Gerishon Ikiara, Associate Director at the Nairobi University's Institute of Diplomacy and International Studies, said the creation of the AIIB will raise the profile of China as a leading force in global lending and investment trends in the 21st century.

"It will also improve the available global investment resources and increase the level of competition in the global financial markets," Ikiara told Xinhua.

China is leading efforts to have the proposed bank launched, with 21 countries having signed up to a Memorandum of Understanding (MoU) in support of the AIIB.

African countries have limited opportunities accessing long-term finance for infrastructure projects because of their under-developed capital and financial markets. There are limited infrastructure bonds issued by African states due to what experts at the World Bank attribute to lack of investment banking skills.

Studies by the World Bank cite the unwillingness by investors to buy long-term financial instruments not supported by cash refunds like easy access to bank loans based on an agreed maturity period.

"These resources will increase the level of competition in the global financial markets and reduce the monopoly that the West has enjoyed in the past," Ikiara said.

The proposed AIIB is expected to be formally established by the end of 2015, with an initial subscribed capital of $50 billion.
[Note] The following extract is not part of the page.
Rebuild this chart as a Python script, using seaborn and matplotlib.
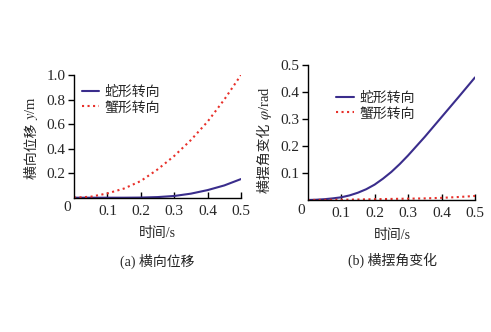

At least 27 countries, including Britain, Germany, France and Italy, have expressed an interest in joining its board as founding members.

Ikiara said the proposed bank will accelerate infrastructure development and investment in Africa and other developing countries.

"The readiness and willingness of the key European countries (to support the proposed bank) is an indication that European countries recognize China's growing role in many sectors of the global economy can no longer be ignored or underrated," he said. "It makes sense to cooperate with China in these types of ventures. "

For Africa, the proposed investment bank is considered a potential solution to a financial environment dominated by aid and export-driven economic booms and breakdowns in the past.

"The AIIB is a major and welcome development in terms of widening choices of sources of financial resources," said Ikiara. "Already many African countries have utilized funds from the Chinese Exim Bank and will see the new bank as further good news."

The countries in the Eastern African region are currently engaged in projects aiming to expand electricity generation and distribution across borders and are also investing in renewable energy sources.

"The AIIB is expected to accelerate this process in terms of expansion and modernization of various general investments, general infrastructure and business opportunities," he said.

Professor Macharia Munene, an international affairs with Nairobi-based United States International University, also said the AIIB's bias towards infrastructure development is of particular appeal to Africa, which is currently trying to open up their countries to facilitate movement of goods and services, and to lower the cost of doing business.

"The opening of AIIB can only be as positive as a stimulant to global economic growth. It can and should venture into global investment zones that few think about. It can pioneer new activities and it should," Munene said.

He added that with growing international interest on the proposed bank, countries around the world would benefit from large sources of infrastructure financing as a result of lower cost of borrowing for infrastructure projects brought by the bank.